Buildcorp’s NSW general manager, Michael Gordon, who has four employees in his team, is surfing in memory of his much-loved nan.
“Wipeout Dementia is so important for me because my nan was diagnosed with dementia later in life, and I’ve currently got two very close friends whose parents have dementia.
“I don’t think I know anyone that hasn’t been touched by dementia,” he says.
These stories where lives have been upended and relationships destroyed further highlight the importance of research to prevent this devastating illness.
Where Wipeout Dementia has differentiated itself from most other charitable initiatives is that it goes beyond fundraising and seeks to galvanise the property industry to increase understanding and help raise awareness about dementia.

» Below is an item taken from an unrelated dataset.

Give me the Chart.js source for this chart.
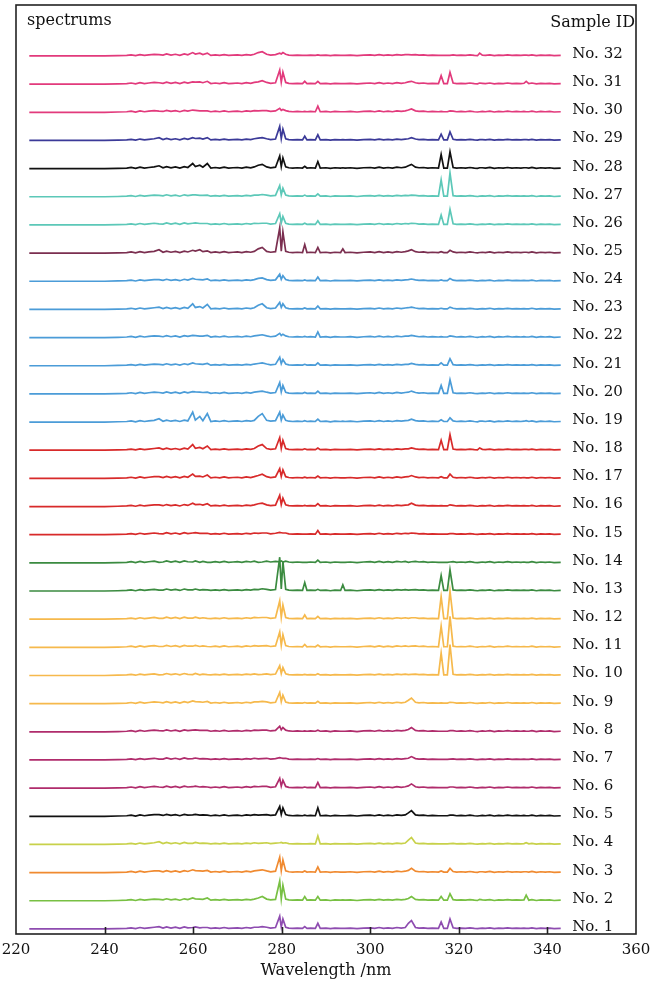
<!DOCTYPE html>
<html>
<head>
<meta charset="utf-8">
<script src="https://cdn.jsdelivr.net/npm/chart.js@4.4.1/dist/chart.umd.min.js"></script>
<style>
html,body{margin:0;padding:0;background:#fff;}
#wrap{width:652px;height:983px;position:relative;}
</style>
</head>
<body>
<div id="wrap"><canvas id="c" width="652" height="983"></canvas></div>
<script>
// ---------- DATA ----------
const sampleIds = ['No. 1','No. 2','No. 3','No. 4','No. 5','No. 6','No. 7','No. 8','No. 9','No. 10',
  'No. 11','No. 12','No. 13','No. 14','No. 15','No. 16','No. 17','No. 18','No. 19','No. 20',
  'No. 21','No. 22','No. 23','No. 24','No. 25','No. 26','No. 27','No. 28','No. 29','No. 30','No. 31','No. 32'];
const xTicks = [220, 240, 260, 280, 300, 320, 340, 360];

// background (continuum) sampling wavelengths and small texture values (shared)
const backgroundWl = [223, 240, 243, 245, 246, 247, 248, 249, 250, 251.2, 253.2, 254, 255, 256, 257, 258, 258.8, 260.5, 262.2,
  264, 265, 266, 267, 268, 269, 270, 271, 272, 273, 273.8, 276.6, 277.5, 278.6, 279.9, 280.9, 281.6, 282.5, 283.5, 284.7,
  285.7, 286.5, 287.6, 288.7, 290, 291, 292, 293.3, 294.3, 295.5, 297, 298.5, 300, 301, 302, 303, 304, 305, 306, 307,
  307.9, 310.2, 311, 312, 313, 314, 315.4, 316.6, 317.4, 318.7, 319.5, 320.5, 321.5, 322.5, 323.5, 324.2, 325.3, 326,
  327, 328, 329, 330, 331, 332, 333, 334, 334.7, 335.8, 336.5, 337.5, 338.5, 339.5, 340.5, 341.5, 343];
const backgroundLevel = [0, 0, 0.01, 0.02, 0.04, 0.01, 0.05, 0.02, 0.04, 0.06, 0.03, 0.07, 0.03, 0.06, 0.02, 0.07, 0.04, 0.07, 0.05,
  0.02, 0.04, 0.02, 0.05, 0.02, 0.03, 0.04, 0.02, 0.05, 0.03, 0.06, 0.06, 0.03, 0.05, 0.07, 0.06, 0.03, 0.02, 0.03, 0.02,
  0.02, 0.03, 0.02, 0.02, 0.03, 0.01, 0.03, 0.02, 0.02, 0.03, 0.01, 0.03, 0.04, 0.02, 0.05, 0.02, 0.04, 0.02, 0.05, 0.03,
  0.05, 0.05, 0.03, 0.04, 0.02, 0.03, 0.02, 0.02, 0.02, 0.04, 0.02, 0.03, 0.02, 0.04, 0.02, 0.01, 0.03, 0.02,
  0.04, 0.01, 0.03, 0.02, 0.04, 0.02, 0.03, 0.02, 0.03, 0.02, 0.04, 0.01, 0.03, 0.02, 0.03, 0.01, 0.02, 0];

// emission line wavelengths (nm)
const lineWl = [252.3, 259.9, 261.5, 263.2, 274.7, 275.6, 279.55, 280.27, 285.2, 288.16, 293.8, 308.6, 309.3, 316.0, 318.0, 324.7, 335.2];

// line heights per sample (in units of the vertical offset between spectra)
const no1  = [0.08,0.05,0.04,0.05,0.06,0.08,0.45,0.35,0.08,0.20,0.02,0.20,0.30,0.25,0.35,0.02,0.02];
const no2  = [0.05,0.10,0.06,0.10,0.10,0.15,0.70,0.55,0.15,0.15,0.03,0.08,0.15,0.15,0.25,0.05,0.20];
const no3  = [0.06,0.10,0.06,0.08,0.08,0.10,0.55,0.45,0.06,0.20,0.02,0.08,0.15,0.06,0.15,0.03,0.03];
const no4  = [0.10,0.04,0.04,0.04,0.04,0.05,0.06,0.05,0.02,0.30,0.02,0.15,0.25,0.02,0.03,0.02,0.06];
const no5  = [0.06,0.05,0.04,0.04,0.04,0.05,0.35,0.30,0.04,0.30,0.02,0.12,0.20,0.02,0.04,0.02,0.02];
const no6  = [0.04,0.05,0.04,0.04,0.05,0.06,0.35,0.28,0.04,0.20,0.02,0.08,0.15,0.02,0.04,0.02,0.02];
const no7  = [0.03,0.05,0.04,0.04,0.04,0.05,0.08,0.06,0.02,0.05,0.02,0.06,0.12,0.02,0.03,0.02,0.02];
const no8  = [0.04,0.06,0.05,0.05,0.05,0.06,0.20,0.15,0.03,0.06,0.02,0.08,0.15,0.02,0.04,0.02,0.02];
const no9  = [0.05,0.10,0.06,0.08,0.06,0.08,0.40,0.30,0.04,0.08,0.02,0.12,0.20,0.03,0.05,0.02,0.02];
const no10 = [0.02,0.03,0.02,0.03,0.03,0.04,0.35,0.28,0.04,0.06,0.02,0.03,0.04,0.80,1.10,0.02,0.02];
const no11 = [0.03,0.04,0.03,0.03,0.04,0.05,0.55,0.45,0.10,0.08,0.02,0.03,0.04,0.75,1.10,0.02,0.02];
const no12 = [0.03,0.04,0.03,0.03,0.05,0.06,0.65,0.50,0.15,0.10,0.03,0.03,0.05,0.80,1.00,0.02,0.02];
const no13 = [0.03,0.04,0.03,0.04,0.05,0.08,1.20,1.05,0.30,0.06,0.22,0.03,0.04,0.55,0.75,0.02,0.02];
const no14 = [0.02,0.03,0.02,0.02,0.02,0.03,0.04,0.03,0.02,0.10,0.02,0.02,0.04,0.02,0.03,0.02,0.02];
const no15 = [0.04,0.06,0.05,0.05,0.05,0.06,0.08,0.06,0.02,0.15,0.02,0.04,0.06,0.02,0.04,0.02,0.02];
const no16 = [0.06,0.12,0.08,0.10,0.10,0.12,0.40,0.30,0.04,0.10,0.02,0.06,0.12,0.03,0.06,0.02,0.02];
const no17 = [0.06,0.15,0.08,0.12,0.10,0.15,0.35,0.30,0.04,0.08,0.02,0.06,0.10,0.06,0.15,0.02,0.02];
const no18 = [0.08,0.20,0.10,0.15,0.15,0.20,0.45,0.35,0.05,0.08,0.02,0.05,0.08,0.35,0.55,0.08,0.03];
const no19 = [0.12,0.35,0.20,0.30,0.20,0.30,0.35,0.25,0.05,0.10,0.03,0.06,0.10,0.08,0.15,0.03,0.05];
const no20 = [0.05,0.08,0.06,0.06,0.08,0.10,0.40,0.30,0.05,0.10,0.02,0.06,0.10,0.30,0.50,0.02,0.02];
const no21 = [0.05,0.10,0.06,0.08,0.08,0.10,0.30,0.22,0.05,0.10,0.02,0.05,0.08,0.10,0.25,0.02,0.02];
const no22 = [0.05,0.08,0.05,0.08,0.08,0.10,0.15,0.12,0.04,0.20,0.02,0.05,0.08,0.03,0.06,0.02,0.02];
const no23 = [0.08,0.20,0.10,0.18,0.15,0.20,0.25,0.20,0.05,0.12,0.02,0.06,0.08,0.04,0.08,0.02,0.02];
const no24 = [0.06,0.10,0.06,0.08,0.10,0.12,0.25,0.20,0.05,0.15,0.02,0.06,0.08,0.05,0.10,0.02,0.02];
const no25 = [0.12,0.10,0.12,0.08,0.15,0.20,0.90,0.75,0.30,0.20,0.15,0.08,0.12,0.05,0.10,0.02,0.03];
const no26 = [0.04,0.06,0.05,0.05,0.05,0.06,0.40,0.30,0.06,0.15,0.02,0.04,0.06,0.35,0.55,0.02,0.02];
const no27 = [0.05,0.07,0.05,0.06,0.06,0.08,0.40,0.30,0.06,0.10,0.02,0.04,0.06,0.60,0.85,0.02,0.02];
const no28 = [0.10,0.18,0.12,0.18,0.12,0.15,0.45,0.38,0.08,0.25,0.03,0.10,0.15,0.50,0.60,0.03,0.03];
const no29 = [0.10,0.10,0.08,0.10,0.08,0.10,0.50,0.40,0.15,0.20,0.03,0.06,0.10,0.22,0.30,0.03,0.03];
const no30 = [0.04,0.08,0.05,0.05,0.05,0.06,0.14,0.10,0.03,0.22,0.02,0.08,0.12,0.03,0.05,0.02,0.02];
const no31 = [0.05,0.08,0.08,0.10,0.08,0.12,0.50,0.42,0.10,0.10,0.02,0.08,0.10,0.30,0.42,0.04,0.10];
const no32 = [0.05,0.12,0.10,0.10,0.12,0.15,0.10,0.12,0.02,0.04,0.02,0.05,0.04,0.02,0.02,0.10,0.03];

const sampleLines = [no1,no2,no3,no4,no5,no6,no7,no8,no9,no10,no11,no12,no13,no14,no15,no16,
  no17,no18,no19,no20,no21,no22,no23,no24,no25,no26,no27,no28,no29,no30,no31,no32];

// ---------- STYLE ----------
const sampleColors = ['#8e4cb0','#78c043','#f08a30','#c8d14a','#111111','#b02c6c','#b02c6c','#b02c6c',
  '#f6b94c','#f6b94c','#f6b94c','#f6b94c','#3b8b40','#3b8b40','#d82a2a','#d82a2a','#d82a2a','#d82a2a',
  '#4b9cd8','#4b9cd8','#4b9cd8','#4b9cd8','#4b9cd8','#4b9cd8','#7b2f50','#5cc8b8','#5cc8b8','#111111',
  '#3b3a98','#e23a7c','#e23a7c','#e23a7c'];
const FONT = '"DejaVu Serif", serif';
const labelWl = 345.6;

// ---------- BUILD ----------
const datasets = sampleLines.map((heights, i) => {
  const pts = [];
  backgroundWl.forEach((w, k) => pts.push({x: w, y: i + backgroundLevel[k]}));
  lineWl.forEach((w, k) => pts.push({x: w, y: i + heights[k]}));
  pts.sort((a, b) => a.x - b.x);
  return {
    label: sampleIds[i],
    data: pts,
    borderColor: sampleColors[i],
    borderWidth: 1.7,
    pointRadius: 0,
    tension: 0,
    fill: false
  };
});

const overlay = {
  id: 'overlay',
  afterDraw(chart) {
    const {ctx, chartArea: a, scales: {x, y}} = chart;
    ctx.save();
    ctx.strokeStyle = '#222';
    ctx.lineWidth = 1.6;
    ctx.strokeRect(a.left, a.top, a.right - a.left, a.bottom - a.top);
    xTicks.forEach(v => {
      if (v > x.min && v < x.max) {
        const px = Math.round(x.getPixelForValue(v)) + 0.5;
        ctx.beginPath();
        ctx.moveTo(px, a.bottom);
        ctx.lineTo(px, a.bottom - 7);
        ctx.stroke();
      }
    });
    ctx.fillStyle = '#111';
    ctx.font = '15px ' + FONT;
    ctx.textBaseline = 'middle';
    ctx.textAlign = 'left';
    sampleIds.forEach((s, i) => {
      ctx.fillText(s, x.getPixelForValue(labelWl), y.getPixelForValue(i) - 2);
    });
    ctx.font = '16px ' + FONT;
    ctx.fillText('spectrums', a.left + 11, a.top + 16);
    ctx.textAlign = 'right';
    ctx.fillText('Sample ID', a.right - 1, a.top + 18);
    ctx.restore();
  }
};

Chart.defaults.font.family = FONT;
Chart.defaults.color = '#111';

new Chart(document.getElementById('c'), {
  type: 'line',
  data: {datasets},
  options: {
    responsive: false,
    animation: false,
    events: [],
    layout: {padding: {left: 16, right: 16, top: 5, bottom: 3}},
    plugins: {legend: {display: false}, tooltip: {enabled: false}},
    scales: {
      x: {
        type: 'linear',
        min: 220, max: 360,
        afterBuildTicks: s => { s.ticks = xTicks.map(v => ({value: v})); },
        afterFit: s => { s.paddingLeft = 0; s.paddingRight = 0; s.paddingTop = 0; s.paddingBottom = 0; s.height = 46; },
        grid: {display: false, drawTicks: false, tickLength: 0},
        border: {display: false},
        ticks: {font: {size: 15, family: FONT}, color: '#111', padding: 7, maxRotation: 0, autoSkip: false},
        title: {display: true, text: 'Wavelength /nm', font: {size: 16, family: FONT}, color: '#111', padding: {top: 0, bottom: 0}}
      },
      y: {
        type: 'linear',
        display: false,
        min: -0.18, max: 32.81
      }
    }
  },
  plugins: [overlay]
});
</script>
</body>
</html>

“It’s been terrific to see the level of support from my industry grow each year,” Peter Clemesha, who was instrumental in generating the swell across the property industry, says.
“The aim is to raise money for critical research, but also to provide networking support for all of us that have experienced dementia in our families.
“The impact has been amazing.
“I don’t think the property industry has been brought together in such a unique way before.
“I think our industry is quite collaborative, so having an industry-specific Wipeout Dementia has been very successful,” he says.
For Scotts it’s a result of the culture of the industry and the fact that all funds raised go to research.
“It’s such a great bunch of guys and we all see it as a worthy cause.
“There are so many charities to support but 100 per cent proceeds of this event goes where it needs to go.”
Grellman says all funds raised in Wipeout Dementia go directly to research.
“With one in 10 Australians over the age of 65 now with a diagnosis of dementia and with the average delay between the onset of symptoms and a diagnosis of the disease being approximately two years, clearly, we need research across the full spectrum of the disease beyond drug treatments…
“[It must] include prevention strategies in early and mid-life to reduce modifiable risk factors associated with dementia, more timely diagnosis, better post-diagnostic support and effective end of life care for patients and their families.”
According to Brodaty and Sachdev, the importance of lifestyle intervention trials must not be underestimated.
Evidence indicates that Alzheimer’s disease develops over a 20-30 year period, which provides a significant window of opportunity with which to expand research around risk and protective factors during early and mid-life.
The undeniable truth is that this research needs to be conducted at a larger scale to establish more robust findings.
“Our researchers are working on developing markers of brain disease before any manifestations of decline in memory and other cognitive functioning, so that we can develop strategies to truly prevent the development of dementia,” Sachdev says.